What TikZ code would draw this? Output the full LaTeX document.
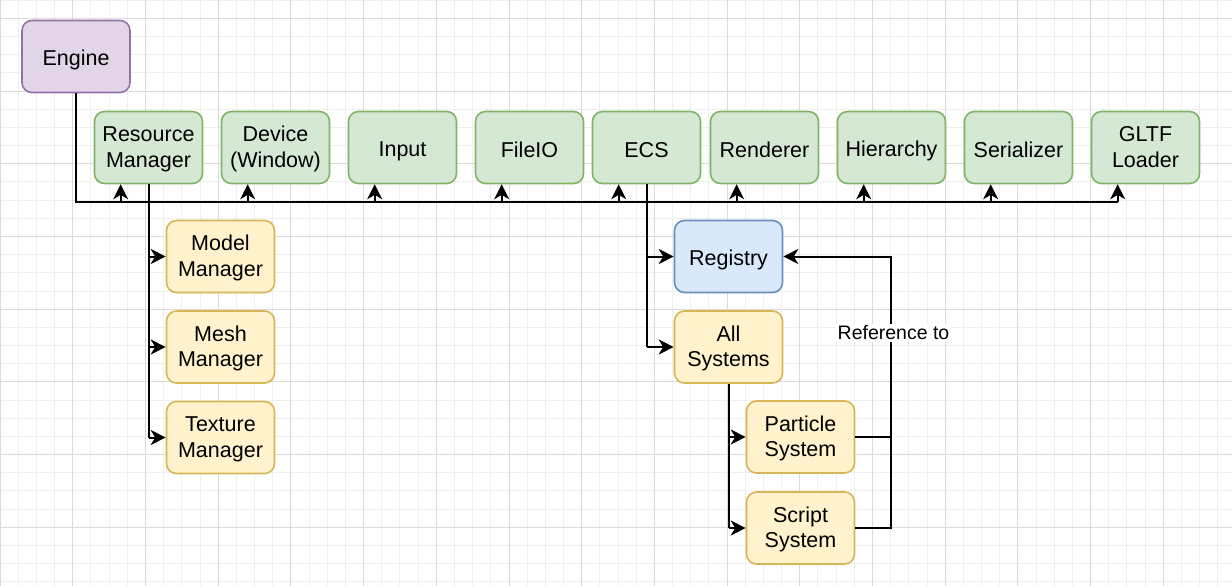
\documentclass[tikz,border=0pt]{standalone}
\usepackage{fontspec}
\setmainfont{Liberation Sans}
\usetikzlibrary{arrows.meta,calc}
\definecolor{gminor}{HTML}{EFEFEF}
\definecolor{gmajor}{HTML}{DADADA}
\definecolor{pfill}{HTML}{E1D5E7}\definecolor{pline}{HTML}{9673A6}
\definecolor{gfill}{HTML}{D5E8D4}\definecolor{gline}{HTML}{82B366}
\definecolor{yfill}{HTML}{FFF2CC}\definecolor{yline}{HTML}{D6B656}
\definecolor{bfill}{HTML}{DAE8FC}\definecolor{bline}{HTML}{6C8EBF}
\newcommand{\boxstrut}{\rule[-2.5pt]{0pt}{24pt}}
\newcommand{\tworows}[2]{\raisebox{-2pt}[\height][\depth]{\begin{tabular}{@{}c@{}}#1\\#2\end{tabular}}}
\tikzset{
  box/.style={rounded corners=10pt, line width=1.6pt, minimum width=108pt, minimum height=72pt,
    align=center, inner sep=2pt, font=\fontsize{21.5}{25.6}\selectfont,
    execute at begin node=\boxstrut, execute at end node=\boxstrut},
  purplebox/.style={box, fill=pfill, draw=pline},
  greenbox/.style={box, fill=gfill, draw=gline},
  yellowbox/.style={box, fill=yfill, draw=yline},
  bluebox/.style={box, fill=bfill, draw=bline},
  conn/.style={line width=2pt, draw=black},
  arr/.style={conn, -{Stealth[length=15pt, width=15pt, inset=4.5pt]}},
  lbl/.style={fill=white, inner sep=2pt, font=\fontsize{19.5}{23}\selectfont}
}
\begin{document}
\begin{tikzpicture}[x=1pt,y=-1pt]
\useasboundingbox (0,0) rectangle (1232,586);
\fill[white] (0,0) rectangle (1232,586);
% grid
\foreach \i in {0,...,68} \draw[gminor, line width=0.8pt] ({\i*18.175},0) -- ({\i*18.175},586);
\foreach \i in {-1,...,32} \draw[gminor, line width=0.8pt] (0,{18.3+\i*18.175}) -- (1232,{18.3+\i*18.175});
\foreach \i in {0,...,17} \draw[gmajor, line width=0.8pt] ({\i*72.7},0) -- ({\i*72.7},586);
\foreach \i in {0,...,8} \draw[gmajor, line width=0.8pt] (0,{18.3+\i*72.7}) -- (1232,{18.3+\i*72.7});

% nodes
\node[purplebox] (engine) at (76,56.5) {Engine};
\node[greenbox] (rm) at (148.5,147.5) {\tworows{Resource}{Manager}};
\node[greenbox] (dev) at (275.5,147.5) {\tworows{Device}{(Window)}};
\node[greenbox] (input) at (402.5,147.5) {Input};
\node[greenbox] (fileio) at (529.5,147.5) {FileIO};
\node[greenbox] (ecs) at (646.5,147.5) {ECS};
\node[greenbox] (rend) at (764.5,147.5) {Renderer};
\node[greenbox] (hier) at (891.5,147.5) {Hierarchy};
\node[greenbox] (ser) at (1018.5,147.5) {Serializer};
\node[greenbox] (gltf) at (1145.5,147.5) {\tworows{GLTF}{Loader}};

\node[yellowbox] (model) at (220.5,256.5) {\tworows{Model}{Manager}};
\node[yellowbox] (mesh) at (220.5,347) {\tworows{Mesh}{Manager}};
\node[yellowbox] (tex) at (220.5,437.5) {\tworows{Texture}{Manager}};

\node[bluebox] (reg) at (728.5,256.5) {Registry};
\node[yellowbox] (all) at (728.5,347) {\tworows{All}{Systems}};
\node[yellowbox] (part) at (800.5,437) {\tworows{Particle}{System}};
\node[yellowbox] (script) at (800.5,528) {\tworows{Script}{System}};

% bus
\coordinate (busend) at ($(gltf.south west)+(27,18)$);
\draw[conn] (engine.south) |- (busend);
\foreach \n in {rm,dev,input,fileio,ecs,rend,hier,ser,gltf}
  \draw[arr] ($(\n.south west)+(27,18)$) -- ($(\n.south west)+(27,0)$);

% resource manager children
\draw[conn] (rm.south) -- (rm.south |- tex.west);
\foreach \n in {model,mesh,tex}
  \draw[arr] (rm.south |- \n.west) -- (\n.west);

% ECS children
\draw[conn] (ecs.south) -- (ecs.south |- all.west);
\foreach \n in {reg,all}
  \draw[arr] (ecs.south |- \n.west) -- (\n.west);

% systems
\draw[conn] (all.south) -- (all.south |- script.west);
\foreach \n in {part,script}
  \draw[arr] (all.south |- \n.west) -- (\n.west);

% reference
\coordinate (rj) at ($(part.east)+(36,0)$);
\draw[arr] (part.east) -- (rj) |- (reg.east);
\draw[conn] (script.east) -| (rj);
\node[lbl] (reflbl) at (893.5,333) {Reference to};
\end{tikzpicture}
\end{document}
------------------------------------------------
Reproduce the listing exactly. Leave its pictures out.

-- Reply to the exercise --
What TikZ code would draw this? Output the full LaTeX document.
\documentclass[tikz,border=0pt]{standalone}
\usepackage{fontspec}
\setmainfont{Liberation Sans}
\usetikzlibrary{arrows.meta,calc}
\definecolor{gminor}{HTML}{EFEFEF}
\definecolor{gmajor}{HTML}{DADADA}
\definecolor{pfill}{HTML}{E1D5E7}\definecolor{pline}{HTML}{9673A6}
\definecolor{gfill}{HTML}{D5E8D4}\definecolor{gline}{HTML}{82B366}
\definecolor{yfill}{HTML}{FFF2CC}\definecolor{yline}{HTML}{D6B656}
\definecolor{bfill}{HTML}{DAE8FC}\definecolor{bline}{HTML}{6C8EBF}
\newcommand{\boxstrut}{\rule[-2.5pt]{0pt}{24pt}}
\newcommand{\tworows}[2]{\raisebox{-2pt}[\height][\depth]{\begin{tabular}{@{}c@{}}#1\\#2\end{tabular}}}
\tikzset{
  box/.style={rounded corners=10pt, line width=1.6pt, minimum width=108pt, minimum height=72pt,
    align=center, inner sep=2pt, font=\fontsize{21.5}{25.6}\selectfont,
    execute at begin node=\boxstrut, execute at end node=\boxstrut},
  purplebox/.style={box, fill=pfill, draw=pline},
  greenbox/.style={box, fill=gfill, draw=gline},
  yellowbox/.style={box, fill=yfill, draw=yline},
  bluebox/.style={box, fill=bfill, draw=bline},
  conn/.style={line width=2pt, draw=black},
  arr/.style={conn, -{Stealth[length=15pt, width=15pt, inset=4.5pt]}},
  lbl/.style={fill=white, inner sep=2pt, font=\fontsize{19.5}{23}\selectfont}
}
\begin{document}
\begin{tikzpicture}[x=1pt,y=-1pt]
\useasboundingbox (0,0) rectangle (1232,586);
\fill[white] (0,0) rectangle (1232,586);
% grid
\foreach \i in {0,...,68} \draw[gminor, line width=0.8pt] ({\i*18.175},0) -- ({\i*18.175},586);
\foreach \i in {-1,...,32} \draw[gminor, line width=0.8pt] (0,{18.3+\i*18.175}) -- (1232,{18.3+\i*18.175});
\foreach \i in {0,...,17} \draw[gmajor, line width=0.8pt] ({\i*72.7},0) -- ({\i*72.7},586);
\foreach \i in {0,...,8} \draw[gmajor, line width=0.8pt] (0,{18.3+\i*72.7}) -- (1232,{18.3+\i*72.7});

% nodes
\node[purplebox] (engine) at (76,56.5) {Engine};
\node[greenbox] (rm) at (148.5,147.5) {\tworows{Resource}{Manager}};
\node[greenbox] (dev) at (275.5,147.5) {\tworows{Device}{(Window)}};
\node[greenbox] (input) at (402.5,147.5) {Input};
\node[greenbox] (fileio) at (529.5,147.5) {FileIO};
\node[greenbox] (ecs) at (646.5,147.5) {ECS};
\node[greenbox] (rend) at (764.5,147.5) {Renderer};
\node[greenbox] (hier) at (891.5,147.5) {Hierarchy};
\node[greenbox] (ser) at (1018.5,147.5) {Serializer};
\node[greenbox] (gltf) at (1145.5,147.5) {\tworows{GLTF}{Loader}};

\node[yellowbox] (model) at (220.5,256.5) {\tworows{Model}{Manager}};
\node[yellowbox] (mesh) at (220.5,347) {\tworows{Mesh}{Manager}};
\node[yellowbox] (tex) at (220.5,437.5) {\tworows{Texture}{Manager}};

\node[bluebox] (reg) at (728.5,256.5) {Registry};
\node[yellowbox] (all) at (728.5,347) {\tworows{All}{Systems}};
\node[yellowbox] (part) at (800.5,437) {\tworows{Particle}{System}};
\node[yellowbox] (script) at (800.5,528) {\tworows{Script}{System}};

% bus
\coordinate (busend) at ($(gltf.south west)+(27,18)$);
\draw[conn] (engine.south) |- (busend);
\foreach \n in {rm,dev,input,fileio,ecs,rend,hier,ser,gltf}
  \draw[arr] ($(\n.south west)+(27,18)$) -- ($(\n.south west)+(27,0)$);

% resource manager children
\draw[conn] (rm.south) -- (rm.south |- tex.west);
\foreach \n in {model,mesh,tex}
  \draw[arr] (rm.south |- \n.west) -- (\n.west);

% ECS children
\draw[conn] (ecs.south) -- (ecs.south |- all.west);
\foreach \n in {reg,all}
  \draw[arr] (ecs.south |- \n.west) -- (\n.west);

% systems
\draw[conn] (all.south) -- (all.south |- script.west);
\foreach \n in {part,script}
  \draw[arr] (all.south |- \n.west) -- (\n.west);

% reference
\coordinate (rj) at ($(part.east)+(36,0)$);
\draw[arr] (part.east) -- (rj) |- (reg.east);
\draw[conn] (script.east) -| (rj);
\node[lbl] (reflbl) at (893.5,333) {Reference to};
\end{tikzpicture}
\end{document}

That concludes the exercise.